The finding of significant malaria over-treatment, particularly in very sick children in endemic areas, is consistent with a recent Cochrane review of the effect of RDTs on the prescription of anti-malarials in Africa [24]. This review reported that underlying malaria prevalence influences clinicians’ prescribing adherence to malaria test results. Findings from this study have important practical implications for regular refresher in-service trainings on importance of parasitological-supported malaria treatment, and structured supervision of clinicians to increase their adherence to “test and treat” policy as well as their confidence in malaria test results. Given the concern of missing possible malaria infections, training should reiterate findings from multiple trials which have shown that although RDTs may miss some uncomplicated malaria infections, these are mainly low-density and self-limiting infections, which rarely develop into severe malaria [25]. The finding that very sick-looking children were treated with anti-malarials despite negative laboratory tests suggests the need to educate clinicians that withholding anti-malarials from febrile malaria-negative patients is clinically safe, even in endemic areas [24-27]. Because malaria tests, particularly RDTs, may be the only diagnostic tools routinely available in rural areas in Kenya, it is necessary to train, support, and supervise clinicians on the use of test result as basis for prescribing anti-malarials, and that a negative test should prompt an assessment and treatment of the true causes of fever.

While this study had several strengths, notably the inclusion of data from two sites in Kenya with widely differing underlying malaria endemicity, there were also some weaknesses.
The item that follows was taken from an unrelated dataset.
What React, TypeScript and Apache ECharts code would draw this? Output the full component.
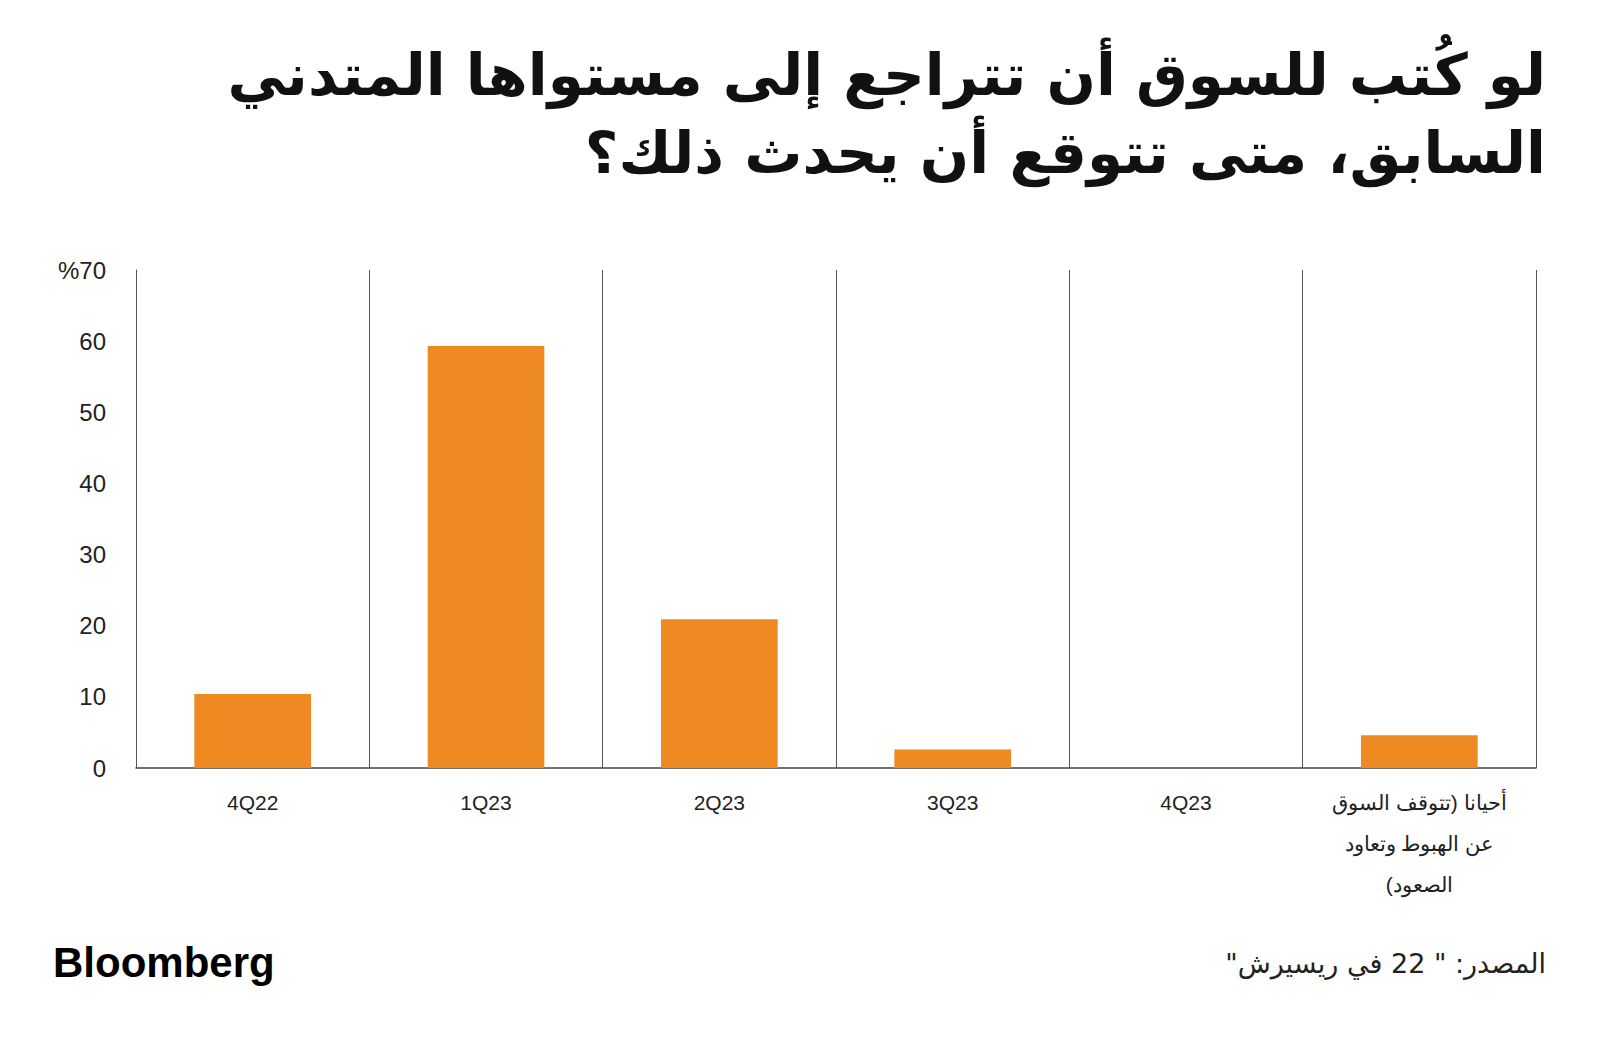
import React, { useEffect, useRef } from "react";
import * as echarts from "echarts";

const RLM = "\u200F";
const categories = [
  "4Q22",
  "1Q23",
  "2Q23",
  "3Q23",
  "4Q23",
  RLM + "أحيانا (تتوقف السوق" + RLM + "\n" + RLM + "عن الهبوط وتعاود" + RLM + "\n" + RLM + "الصعود)" + RLM,
];
const shares = [10.4, 59.3, 20.9, 2.6, 0, 4.6];
const yTicks = [0, 10, 20, 30, 40, 50, 60, 70];
const titleLines = [
  "لو كُتب للسوق أن تتراجع إلى مستواها المتدني",
  "السابق، متى تتوقع أن يحدث ذلك؟",
];
const sourceText = RLM + "المصدر: \" 22 في ريسيرش\"" + RLM;
const brandText = "Bloomberg";

export default function App() {
  const ref = useRef<HTMLDivElement>(null);
  useEffect(() => {
    if (!ref.current) return;
    const chart = echarts.init(ref.current, null, { renderer: "svg" });
    const arabicFont = "'DejaVu Sans', 'Noto Sans', sans-serif";
    const latinFont = "'Liberation Sans', Arial, sans-serif";
    chart.setOption({
      animation: false,
      backgroundColor: "#ffffff",
      grid: { left: 136, right: 64, top: 270, bottom: 274, containLabel: false },
      xAxis: {
        type: "category",
        data: categories,
        boundaryGap: true,
        axisLine: { show: true, lineStyle: { color: "#444444", width: 1.5 } },
        axisTick: { show: false },
        splitLine: { show: true, lineStyle: { color: "#555555", width: 1 } },
        axisLabel: {
          color: "#222222",
          fontSize: 21,
          fontFamily: latinFont,
          margin: 14,
          lineHeight: 41,
          interval: 0,
        },
      },
      yAxis: {
        type: "value",
        min: 0,
        max: 70,
        interval: 10,
        axisLine: { show: true, lineStyle: { color: "#555555", width: 1 } },
        axisTick: { show: false },
        splitLine: { show: false },
        axisLabel: {
          color: "#222222",
          fontSize: 24,
          fontFamily: latinFont,
          margin: 30,
          padding: [0, 0, 9, 0],
          formatter: (v: number) =>
            yTicks.includes(v) && v === 70 ? "%70" : String(v),
        },
      },
      series: [
        {
          type: "bar",
          data: shares,
          barWidth: "50%",
          itemStyle: { color: "#EE8A21" },
        },
      ],
      graphic: [
        {
          type: "text",
          right: 54,
          top: 46,
          style: {
            text: RLM + titleLines[0] + RLM,
            fontSize: 58,
            fontWeight: "bold",
            fontFamily: arabicFont,
            fill: "#111111",
            textAlign: "right",
          },
        },
        {
          type: "text",
          right: 54,
          top: 124,
          style: {
            text: RLM + titleLines[1] + RLM,
            fontSize: 58,
            fontWeight: "bold",
            fontFamily: arabicFont,
            fill: "#111111",
            textAlign: "right",
          },
        },
        {
          type: "text",
          left: 53,
          top: 941,
          style: {
            text: brandText,
            fontSize: 42,
            fontWeight: "bold",
            fontFamily: latinFont,
            fill: "#000000",
            letterSpacing: -1.4,
          },
        },
        {
          type: "text",
          right: 54,
          top: 950,
          style: {
            text: sourceText,
            fontSize: 27,
            fontFamily: arabicFont,
            fill: "#222222",
            textAlign: "right",
          },
        },
      ],
    });
    return () => chart.dispose();
  }, []);
  return (
    <div
      ref={ref}
      style={{ position: "fixed", left: 0, top: 0, width: 1600, height: 1042 }}
    />
  );
}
Malaria over-treatment was only evaluated in relation to patients’ demographic and their clinical symptoms. Other factors such as clinicians’ level of training, number of clinical staff and patient load, patients’ expectations, diagnostic laboratory capacity, and regular supervision and public health promotional activities also likely affect clinicians’ malaria diagnosis and treatment decisions. Lastly, although the inclusion of only children with fever ≥37.5°C was intended to enhance the clinical yield of microbiologic investigations, this may limit the generalizability.


Febrile patients, particularly those with signs of more severe illness in areas of high malaria transmission, continue to be treated with anti-malarials despite negative laboratory tests, against current WHO “test-treat” policy. This may result in missed opportunities to accurately diagnose and treat alternative causes of fever. There is need for the strengthened training in fever case management, supervision, monitoring and evaluation of malaria treatment practices by clinicians in order to ensure adherence to malaria test results, particularly in areas of high malaria endemicity.